= Rene Wagenaar =

Dutch academic (1954–2007)

René Wijnand Wagenaar (1954 - February 25, 2007) was a Dutch academic, and Professor of Information and Communication Technology at the Faculty of Technology, Policy and Management of the Delft University of Technology, known for his work on Modular Network Design and shared service centers.

== Biography ==
Born in Amsterdam, Wagenaar obtained his BSc in economics from the Free University Amsterdam, and his PhD in experimental physics from the University of Amsterdam in 1984 with the thesis, entitled "Small angle elastic scattering of electrons by noble gas atom."

After graduation he started his career in industry as computer network architect at Philips in Eindhoven and Sunnyvale, California. Back in The Netherlands he was appointed lecturer in ICT at the Faculty of Economics of the Erasmus University Rotterdam, where in 1989 he was appointed Associate Professor in Business Telecommunications at the Faculty of Management.

In 1996 he moved back to industry, starting at the telecom company KPN in corporate R&D strategy. Also at the Free University of Amsterdam, he was appointed part-time Professor in "Teleservices, in particular their economic aspects." In 2001 he was appointed Professor of Information and Communication Technology at the Faculty of Technology, Policy and Management of the Delft University of Technology.

== Work ==

=== Impact of electronic communication on trade and transport chains ===
At the Erasmus University Rotterdam in the 1990s Wagenaar set up a new research program into "the impact of electronic communication and EDI within trade and transport chains, which resulted in a large number of publications. In addition, he developed the concept for the management simulation game called "Port of Rotterdam", which became very popular in the business community."

=== Shared service centers ===
In the Netherland Rene Wagenaar and Hans Strikwerda are recognized as "pioneers in the field of implementing shared service centers in public administration."

At KPN since 1996 Wagenaar and Harry Bouwman worked together, and "initiated several research projects and business development initiatives at policy level in the public sector."

== Selected publications ==
- Nunen, Jo van, Hans van der Heijden & Rene Wagenaar.
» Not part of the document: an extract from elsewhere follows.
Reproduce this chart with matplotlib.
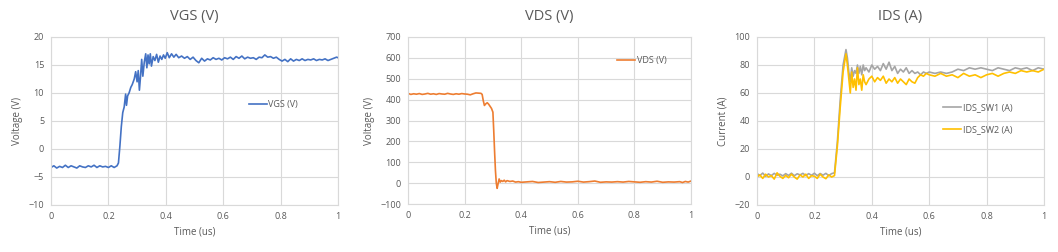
import matplotlib
matplotlib.use("Agg")
import matplotlib.pyplot as plt

vgs_t = [0.000, 0.010, 0.020, 0.030, 0.040, 0.050, 0.060, 0.070, 0.080, 0.090,
         0.100, 0.110, 0.120, 0.130, 0.140, 0.150, 0.160, 0.170, 0.180, 0.190,
         0.200, 0.210, 0.220, 0.230, 0.235, 0.240, 0.245, 0.250, 0.255, 0.260,
         0.263, 0.267, 0.272, 0.278, 0.283, 0.290, 0.295, 0.300, 0.304, 0.308,
         0.312, 0.316, 0.320, 0.325, 0.330, 0.334, 0.338, 0.342, 0.346, 0.350,
         0.356, 0.362, 0.368, 0.374, 0.380, 0.386, 0.392, 0.398, 0.405, 0.412,
         0.420, 0.428, 0.436, 0.445, 0.455, 0.465, 0.475, 0.485, 0.495, 0.505,
         0.515, 0.525, 0.535, 0.545, 0.555, 0.565, 0.575, 0.585, 0.595, 0.605,
         0.615, 0.625, 0.635, 0.645, 0.655, 0.665, 0.675, 0.685, 0.695, 0.705,
         0.715, 0.725, 0.735, 0.745, 0.755, 0.765, 0.775, 0.785, 0.795, 0.805,
         0.815, 0.825, 0.835, 0.845, 0.855, 0.865, 0.875, 0.885, 0.895, 0.905,
         0.915, 0.925, 0.935, 0.945, 0.955, 0.965, 0.975, 0.985, 0.995, 1.000]
vgs_v = [-3.3, -3.0, -3.4, -3.1, -3.3, -2.9, -3.3, -3.0, -3.2, -3.4,
         -3.0, -3.2, -3.3, -3.0, -3.2, -2.9, -3.3, -3.0, -3.2, -3.1,
         -3.3, -3.0, -3.3, -3.0, -2.5, 0.5, 4.0, 6.5, 7.5, 9.8,
         7.8, 9.5, 10.0, 11.0, 11.5, 12.5, 13.8, 12.0, 14.0, 10.5,
         13.0, 16.0, 13.0, 15.5, 17.0, 14.5, 16.8, 15.2, 17.0, 14.8,
         16.5, 15.8, 16.9, 15.5, 16.6, 16.0, 16.8, 16.2, 17.2, 16.3,
         17.0, 16.4, 16.9, 16.3, 16.6, 16.2, 16.5, 16.0, 16.4, 15.8,
         15.4, 16.2, 15.7, 16.1, 15.9, 16.3, 16.0, 16.2, 15.9, 16.3,
         16.1, 16.4, 16.0, 16.5, 16.2, 16.6, 16.1, 16.4, 16.2, 16.3,
         16.0, 16.4, 16.3, 16.8, 16.4, 16.5, 16.2, 16.4, 16.0, 15.7,
         16.0, 15.6, 16.1, 15.7, 16.0, 15.8, 16.1, 15.8, 16.0, 15.9,
         16.1, 15.8, 16.0, 15.9, 16.1, 15.8, 16.0, 16.2, 16.4, 16.3]

vds_t = [0.000, 0.010, 0.020, 0.030, 0.040, 0.050, 0.060, 0.070, 0.080, 0.090,
         0.100, 0.110, 0.120, 0.130, 0.140, 0.150, 0.160, 0.170, 0.180, 0.190,
         0.200, 0.210, 0.220, 0.230, 0.240, 0.250, 0.258, 0.262, 0.266, 0.270,
         0.275, 0.280, 0.285, 0.290, 0.295, 0.300, 0.303, 0.306, 0.309, 0.312,
         0.315, 0.318, 0.322, 0.326, 0.330, 0.335, 0.340, 0.345, 0.350, 0.360,
         0.370, 0.380, 0.390, 0.400, 0.420, 0.440, 0.460, 0.480, 0.500, 0.520,
         0.540, 0.560, 0.580, 0.600, 0.620, 0.640, 0.660, 0.680, 0.700, 0.720,
         0.740, 0.760, 0.780, 0.800, 0.820, 0.840, 0.860, 0.880, 0.900, 0.920,
         0.940, 0.960, 0.970, 0.980, 0.990, 1.000]
vds_v = [430, 425, 428, 426, 429, 425, 427, 430, 426, 428,
         425, 429, 427, 426, 430, 427, 425, 428, 426, 429,
         427, 426, 423, 428, 432, 431, 430, 425, 395, 372,
         380, 385, 378, 368, 358, 340, 250, 150, 60, 0,
         -25, -5, 20, 5, 12, 8, 14, 6, 12, 8,
         10, 5, 7, 4, 6, 8, 3, 5, 7, 4,
         8, 5, 6, 9, 5, 7, 10, 4, 6, 5,
         7, 5, 8, 6, 4, 7, 5, 9, 4, 6,
         5, 7, 3, 8, 5, 10]

ids_t = [0.000, 0.010, 0.020, 0.030, 0.040, 0.050, 0.060, 0.070, 0.080, 0.090,
         0.100, 0.110, 0.120, 0.130, 0.140, 0.150, 0.160, 0.170, 0.180, 0.190,
         0.200, 0.210, 0.220, 0.230, 0.240, 0.250, 0.260, 0.270, 0.280, 0.290,
         0.300, 0.310, 0.315, 0.320, 0.325, 0.330, 0.335, 0.340, 0.345, 0.350,
         0.355, 0.360, 0.365, 0.370, 0.375, 0.380, 0.390, 0.400, 0.410, 0.420,
         0.430, 0.440, 0.450, 0.460, 0.470, 0.480, 0.490, 0.500, 0.510, 0.520,
         0.530, 0.540, 0.550, 0.560, 0.570, 0.580, 0.590, 0.600, 0.620, 0.640,
         0.660, 0.680, 0.700, 0.720, 0.740, 0.760, 0.780, 0.800, 0.820, 0.840,
         0.860, 0.880, 0.900, 0.920, 0.940, 0.960, 0.980, 1.000]
ids_sw1 = [2.5, 1.0, 2.8, 0.5, 2.2, 1.0, 2.6, 1.2, 2.0, 0.8,
           2.4, 1.1, 2.7, 0.9, 2.3, 1.5, 2.6, 1.0, 2.4, 1.2,
           2.7, 0.9, 2.5, 1.3, 2.6, 1.0, 2.4, 3.0, 25.0, 55.0,
           80.0, 91.0, 85.0, 75.0, 68.0, 78.0, 72.0, 76.0, 74.0, 80.0,
           74.0, 79.0, 73.0, 80.0, 76.0, 78.0, 75.0, 80.0, 77.0, 79.0,
           76.0, 81.0, 77.0, 82.0, 76.0, 79.0, 74.0, 77.0, 75.0, 78.0,
           74.0, 76.0, 74.0, 75.0, 73.0, 75.0, 74.0, 75.0, 74.0, 75.0,
           74.0, 75.0, 77.0, 76.0, 78.0, 77.0, 78.0, 77.0, 76.0, 78.0,
           77.0, 76.0, 78.0, 77.0, 78.0, 76.0, 78.0, 77.0]
ids_sw2 = [0.0, 1.5, -1.0, 2.0, 0.0, 1.0, -1.5, 3.0, 0.5, -1.0,
           1.2, -0.5, 2.0, 0.0, -1.5, 1.5, 0.0, 2.0, -1.0, 1.0,
           0.5, -1.0, 2.0, 0.0, -1.2, 1.5, 0.0, 1.0, 22.0, 50.0,
           75.0, 88.0, 80.0, 70.0, 60.0, 75.0, 64.0, 70.0, 62.0, 78.0,
           66.0, 70.0, 62.0, 73.0, 68.0, 66.0, 70.0, 72.0, 68.0, 71.0,
           69.0, 72.0, 67.0, 70.0, 68.0, 71.0, 67.0, 70.0, 68.0, 66.0,
           70.0, 68.0, 67.0, 71.0, 73.0, 72.0, 74.0, 73.0, 72.0, 74.0,
           72.0, 73.0, 71.0, 74.0, 72.0, 73.0, 71.0, 73.0, 74.0, 72.0,
           74.0, 75.0, 74.0, 76.0, 75.0, 76.0, 75.0, 77.0]

# ---- style ----
TXT = "#595959"
GRID = "#D9D9D9"
plt.rcParams["font.family"] = ["Open Sans", "DejaVu Sans"]

fig = plt.figure(figsize=(10.58, 2.52), dpi=100)


def setup(ax, title, ylabel, ylim, ystep):
    ax.set_xlim(0, 1)
    ax.set_ylim(*ylim)
    ax.set_xticks([0, 0.2, 0.4, 0.6, 0.8, 1])
    ax.set_xticklabels(["0", "0.2", "0.4", "0.6", "0.8", "1"])
    ax.set_yticks(list(range(ylim[0], ylim[1] + 1, ystep)))
    ax.grid(True, color=GRID, linewidth=0.8)
    ax.set_axisbelow(True)
    for s in ax.spines.values():
        s.set_color(GRID)
        s.set_linewidth(0.8)
    ax.tick_params(length=0, labelsize=6.5, colors=TXT, pad=5)
    ax.set_title(title, fontsize=10.5, color=TXT, pad=12)
    ax.set_xlabel("Time (us)", fontsize=7, color=TXT, labelpad=4)
    ax.set_ylabel(ylabel, fontsize=7, color=TXT, labelpad=4)


# panel 1: VGS
ax1 = fig.add_axes([51 / 1058, 1 - 205 / 252, 287 / 1058, 168 / 252])
ax1.plot(vgs_t, vgs_v, color="#4472C4", linewidth=1.2, label="VGS (V)")
setup(ax1, "VGS (V)", "Voltage (V)", (-10, 20), 5)
ax1.legend(loc="center left", bbox_to_anchor=(0.66, 0.6), frameon=False,
           fontsize=6.5, labelcolor=TXT, handlelength=2.0, handletextpad=0.2)

# panel 2: VDS
ax2 = fig.add_axes([408 / 1058, 1 - 204 / 252, 283 / 1058, 167 / 252])
ax2.plot(vds_t, vds_v, color="#ED7D31", linewidth=1.2, label="VDS (V)")
setup(ax2, "VDS (V)", "Voltage (V)", (-100, 700), 100)
ax2.legend(loc="center left", bbox_to_anchor=(0.71, 0.86), frameon=False,
           fontsize=6.5, labelcolor=TXT, handlelength=2.0, handletextpad=0.2)

# panel 3: IDS
ax3 = fig.add_axes([757 / 1058, 1 - 205 / 252, 287 / 1058, 168 / 252])
ax3.plot(ids_t, ids_sw1, color="#A5A5A5", linewidth=1.2, label="IDS_SW1 (A)")
ax3.plot(ids_t, ids_sw2, color="#FFC000", linewidth=1.2, label="IDS_SW2 (A)")
setup(ax3, "IDS (A)", "Current (A)", (-20, 100), 20)
ax3.legend(loc="center left", bbox_to_anchor=(0.62, 0.515), frameon=False,
           fontsize=6.5, labelcolor=TXT, handlelength=2.0, handletextpad=0.2,
           labelspacing=1.4)

fig.savefig("out.png", dpi=100)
Organisational redesign through telecommunications exploring authority shifts in agency relationships, 1993.
- Saxena, K. B. C., and René Wijnand Wagenaar. Critical success factors of EDI technology transfer: A conceptual framework. Erasmus Universiteit/Rotterdam School of Management, Faculteit Bedrijfskunde, 1994.

Articles, a selection:
- Wrigley, Clive D., Rene W. Wagenaar, and Roger A. Clarke. "Electronic data interchange in international trade: frameworks for the strategic analysis of ocean port communities." The Journal of Strategic Information Systems 3.3 (1994): 211-234.
- Bons, R. W., Lee, R. M., Wagenaar, R. W., & Wrigley, C. D. (1995, January). "Modelling inter-organizational trade using Documentary Petri Nets." In System Sciences, 1995. Proceedings of the Twenty-Eighth Hawaii International Conference on System Sciences on (Vol. 3, pp. 189–198). IEEE.
- Bons, Roger WH, Ronald M. Lee, and René W. Wagenaar. "Designing trustworthy interorganizational trade procedures for open electronic commerce." International Journal of Electronic Commerce (1998): 61-83.
- Hoogeweegen, Martijn R., et al. "Modular Network Design: Using Information and Communication Technology to Allocate Production Tasks in a Virtual Organization*." Decision Sciences 30.4 (1999): 1073-1103.
- Janssen, Marijn, and René Wagenaar. "An analysis of a shared services centre in e-government." System Sciences, 2004. Proceedings of the 37th Annual Hawaii International Conference on System Sciences on, IEEE, 2004.
- Janssen, Marijn, and Rene Wagenaar. "Developing generic shared services for e-Government." Electronic Journal of e-Government 2.1 (2004): 31-38.